Apologies: I am trying to do the following. Given a variable length sequence of vectors [v_1, \dots, v_n] where n varies in the batch and v_i is d-dimensional, I would like to treat the sequence itself as an image with dimensions n x d.

Then I would like to apply a convolutional layer to this image. I'm implementing the TCNN model of http://www.aclweb.org/anthology/P14-1062

fabioasdias commented 7 years ago

Just for clarification, lets assume that you can do that (I'm not sure how yet, it is beyond my current abilities - maybe concatenating the sequence to generate a td.Tensor((n,d)) then convolution as I did in issue #14 ).

Then, for each example, the number of outputs of the convolution would be different (because they depend on the size (n,d) of the input image). How would you feed this into the next layer, in your model?
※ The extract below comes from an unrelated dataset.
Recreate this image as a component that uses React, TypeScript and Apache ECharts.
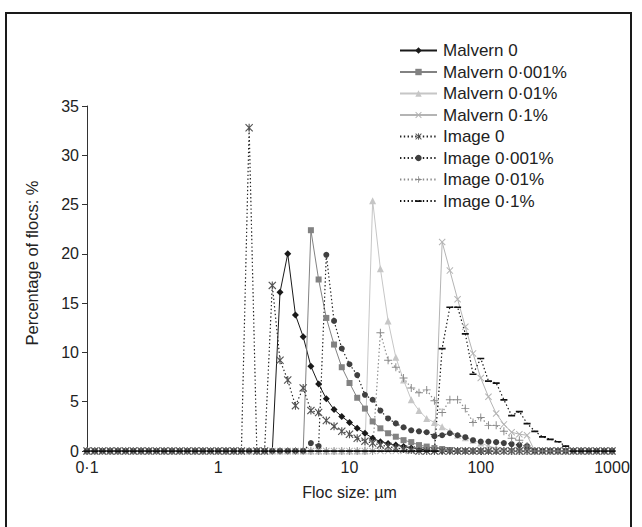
import React, { useEffect, useRef } from "react";
import * as echarts from "echarts";

// Size classes (µm), log-spaced bins shared by all series
const SIZES = [
  0.1, 0.1145, 0.1311, 0.1501, 0.1719, 0.1968, 0.2254, 0.2581, 0.2955, 0.3384,
  0.3875, 0.4437, 0.508, 0.5817, 0.6661, 0.7627, 0.8733, 1, 1.145, 1.311,
  1.501, 1.719, 1.968, 2.254, 2.581, 2.955, 3.384, 3.875, 4.437, 5.08,
  5.817, 6.661, 7.627, 8.733, 10, 11.45, 13.11, 15.01, 17.19, 19.68,
  22.54, 25.81, 29.55, 33.84, 38.75, 44.37, 50.8, 58.17, 66.61, 76.27,
  87.33, 100, 114.5, 131.1, 150.1, 171.9, 196.8, 225.4, 258.1, 295.5,
  338.4, 387.5, 443.7, 508, 581.7, 666.1, 762.7, 873.3, 1000,
];

// Each series: index of first non-zero size class + values (zero elsewhere)
const MALVERN_0_START = 25;
const MALVERN_0 = [16.1, 20.0, 13.8, 11.6, 8.6, 6.8, 5.3, 4.2, 3.5, 2.9, 2.3, 1.8, 1.3, 0.95, 0.75, 0.6, 0.45, 0.3, 0.2, 0.1, 0.05];
const MALVERN_0001_START = 29;
const MALVERN_0001 = [22.4, 17.4, 13.5, 10.8, 8.5, 6.9, 5.4, 4.3, 3.0, 2.3, 1.8, 1.45, 1.1, 0.9, 0.6, 0.45, 0.3, 0.2, 0.1];
const MALVERN_001_START = 37;
const MALVERN_001 = [25.4, 18.5, 13.2, 9.5, 7.2, 5.2, 4.1, 3.3, 2.9, 2.45, 2.0, 1.6, 1.35, 1.1, 0.8, 0.5, 0.3, 0.1];
const MALVERN_01_START = 46;
const MALVERN_01 = [21.2, 18.3, 15.4, 12.6, 9.9, 7.4, 5.5, 3.8, 2.7, 1.9, 1.7, 1.6];
const IMAGE_0_START = 21;
const IMAGE_0 = [32.8, 0, 0, 16.8, 9.2, 7.2, 4.6, 6.4, 4.1, 3.9, 3.1, 2.5, 2.0, 1.7, 1.3, 1.0, 0.8, 0.6, 0.45, 0.3, 0.2, 0.1];
const IMAGE_0001_START = 29;
const IMAGE_0001 = [0.8, 0.5, 19.9, 13.2, 10.4, 8.8, 7.7, 5.7, 5.2, 4.1, 3.3, 2.8, 2.4, 2.1, 2.0, 1.9, 1.5, 1.6, 1.8, 1.6, 1.4, 1.1, 0.95, 0.95, 0.9, 0.8, 0.7, 0.6, 0.5];
const IMAGE_001_START = 38;
const IMAGE_001 = [12.0, 9.2, 8.5, 7.4, 6.4, 5.9, 6.2, 5.1, 3.9, 5.2, 5.2, 4.3, 2.9, 3.4, 2.6, 2.6, 2.0, 1.3, 1.1, 0.5];
const IMAGE_01_START = 46;
const IMAGE_01 = [10.4, 14.6, 14.6, 11.9, 7.8, 9.4, 7.1, 6.9, 5.2, 3.6, 4.0, 2.8, 2.0, 1.45, 1.2, 0.95, 0.5];

const SERIES_NAMES = [
  "Malvern 0", "Malvern 0·001%", "Malvern 0·01%", "Malvern 0·1%",
  "Image 0", "Image 0·001%", "Image 0·01%", "Image 0·1%",
];
const X_TICK_LABELS = ["0·1", "1", "10", "100", "1000"];
const Y_TICKS_MAX = 35;
const Y_TICK_STEP = 5;

const FONT = "'Liberation Sans', Arial, sans-serif";

const X_PATH = "path://M1,0 L5,4 L9,0 L10,1 L6,5 L10,9 L9,10 L5,6 L1,10 L0,9 L4,5 L0,1 Z";
const PLUS_PATH = "path://M4.4,0 H5.6 V4.4 H10 V5.6 H5.6 V10 H4.4 V5.6 H0 V4.4 H4.4 Z";
const AST_PATH = "path://M1,0 L5,4 L9,0 L10,1 L6,5 L10,9 L9,10 L5,6 L1,10 L0,9 L4,5 L0,1 Z M4.3,0 H5.7 V10 H4.3 Z";
// flat dash centred in a square box (degenerate corner points keep the box square)
const DASH_PATH = "path://M0,0 L0.01,0 Z M0,4 H10 V6.4 H0 Z M10,10 L9.99,10 Z";

function toData(start: number, vals: number[]) {
  return SIZES.map((s, i) => [s, i >= start && i < start + vals.length ? vals[i - start] : 0]);
}

export default function App() {
  const ref = useRef<HTMLDivElement>(null);
  useEffect(() => {
    if (!ref.current) return;
    const chart = echarts.init(ref.current, null, { renderer: "svg" });
    const solid = (name: string, data: any, color: string, symbol: string, size: any) => ({
      name, type: "line", data, symbol, symbolSize: size, showSymbol: true,
      lineStyle: { color, width: 1, type: "solid" },
      itemStyle: { color },
      emphasis: { disabled: true },
    });
    const dotted = (name: string, data: any, lineColor: string, color: string, symbol: string, size: any) => ({
      name, type: "line", data, symbol, symbolSize: size, showSymbol: true,
      lineStyle: { color: lineColor, width: 1.2, type: [1.4, 2.4] },
      itemStyle: { color },
      emphasis: { disabled: true },
    });
    const option: any = {
      animation: false,
      backgroundColor: "#ffffff",
      textStyle: { fontFamily: FONT },
      grid: { left: 87, right: 30, top: 106, bottom: 76, containLabel: false },
      legend: {
        left: 399, top: 42, orient: "vertical", padding: 0,
        itemWidth: 37, itemHeight: 8, itemGap: 4.5,
        textStyle: { fontFamily: FONT, fontSize: 17, color: "#222", lineHeight: 16, padding: [0, 0, 0, 1] },
        data: SERIES_NAMES,
      },
      xAxis: {
        type: "log", logBase: 10, min: 0.1, max: 1000,
        name: "Floc size: µm", nameLocation: "middle", nameGap: 33,
        nameTextStyle: { fontFamily: FONT, fontSize: 16, color: "#222" },
        axisLine: { show: true, lineStyle: { color: "#333", width: 1 } },
        axisTick: { show: true, inside: false, length: 4, lineStyle: { color: "#333" } },
        minorTick: { show: false },
        splitLine: { show: false },
        axisLabel: {
          fontFamily: FONT, fontSize: 16, color: "#222", margin: 8,
          formatter: (v: number) => X_TICK_LABELS[Math.round(Math.log10(v)) + 1],
        },
      },
      yAxis: {
        type: "value", min: 0, max: Y_TICKS_MAX, interval: Y_TICK_STEP,
        axisLine: { show: true, lineStyle: { color: "#333", width: 1 } },
        axisTick: { show: true, inside: false, length: 5, lineStyle: { color: "#333" } },
        splitLine: { show: false },
        axisLabel: { fontFamily: FONT, fontSize: 16, color: "#222", margin: 8 },
      },
      graphic: [
        { type: "rect", shape: { x: 6, y: 13, width: 625, height: 520 }, style: { fill: "none", stroke: "#1a1a1a", lineWidth: 2 }, silent: true },
        { type: "text", x: 32, y: 263, rotation: Math.PI / 2, style: { text: "Percentage of flocs: %", fontFamily: FONT, fontSize: 16.5, fill: "#222", textAlign: "center", textVerticalAlign: "middle" } },
      ],
      series: [
        solid(SERIES_NAMES[0], toData(MALVERN_0_START, MALVERN_0), "#1a1a1a", "diamond", 7),
        solid(SERIES_NAMES[1], toData(MALVERN_0001_START, MALVERN_0001), "#828282", "rect", 6),
        solid(SERIES_NAMES[2], toData(MALVERN_001_START, MALVERN_001), "#c6c6c6", "triangle", 7),
        solid(SERIES_NAMES[3], toData(MALVERN_01_START, MALVERN_01), "#b4b4b4", X_PATH, 7),
        dotted(SERIES_NAMES[4], toData(IMAGE_0_START, IMAGE_0), "#222", "#555", AST_PATH, 8),
        dotted(SERIES_NAMES[5], toData(IMAGE_0001_START, IMAGE_0001), "#222", "#404040", "circle", 6),
        dotted(SERIES_NAMES[6], toData(IMAGE_001_START, IMAGE_001), "#8a8a8a", "#8a8a8a", PLUS_PATH, 8),
        dotted(SERIES_NAMES[7], toData(IMAGE_01_START, IMAGE_01), "#111", "#111", DASH_PATH, 7),
      ],
    };
    chart.setOption(option);
    return () => chart.dispose();
  }, []);
  return (
    <div
      ref={ref}
      style={{ position: "fixed", left: 0, top: 0, width: 642, height: 527, background: "#fff" }}
    />
  );
}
mherreshoff commented 7 years ago

That solution won't work for William, because he wants n to vary by input. However, the set of operations and type-shapes supported by loom (the dynamic graph implementation) is set at graph-construction time, so this won't work. To put it another way, you wouldn't have an n to pass in when building the fold blocks.

However, there is a workaround. Let's say you wanted to do a 3x3 convolution on your n by d matrix, but this matrix is represented by a fold block that emits a sequence of d-vectors. You could take your sequence, and pass it to td.NGrams(3) in order to get all consecutive triples of rows. Then you stack the triples into 3xd matrices and run your convolution. I'm guessing it would look something like this:

def _convolve_three(x, y, z): return convolution_goes_here(tf.stack([x, y, z], axis=2))

sequence_block_goes_here >> td.NGrams(3) >> td.Map(td.Function(_convolve_three))

Warning: this workaround will create extra copies of your data. This could be problematic if your implementation is memory bound.

On Thu, Feb 23, 2017 at 11:03 PM, Fábio Dias notifications@github.com wrote:

Just for clarification, lets assume that you can do that (I'm not sure how yet, it is beyond my current abilities - maybe concatenating the sequence to generate a td.Tensor((n,d)) then convolution as I did in issue #14 https://github.com/tensorflow/fold/issues/14 ).

Then, for each example, the number of outputs of the convolution would be different (because they depend on the size (n,d) of the input image). How would you feed this into the next layer, in your model?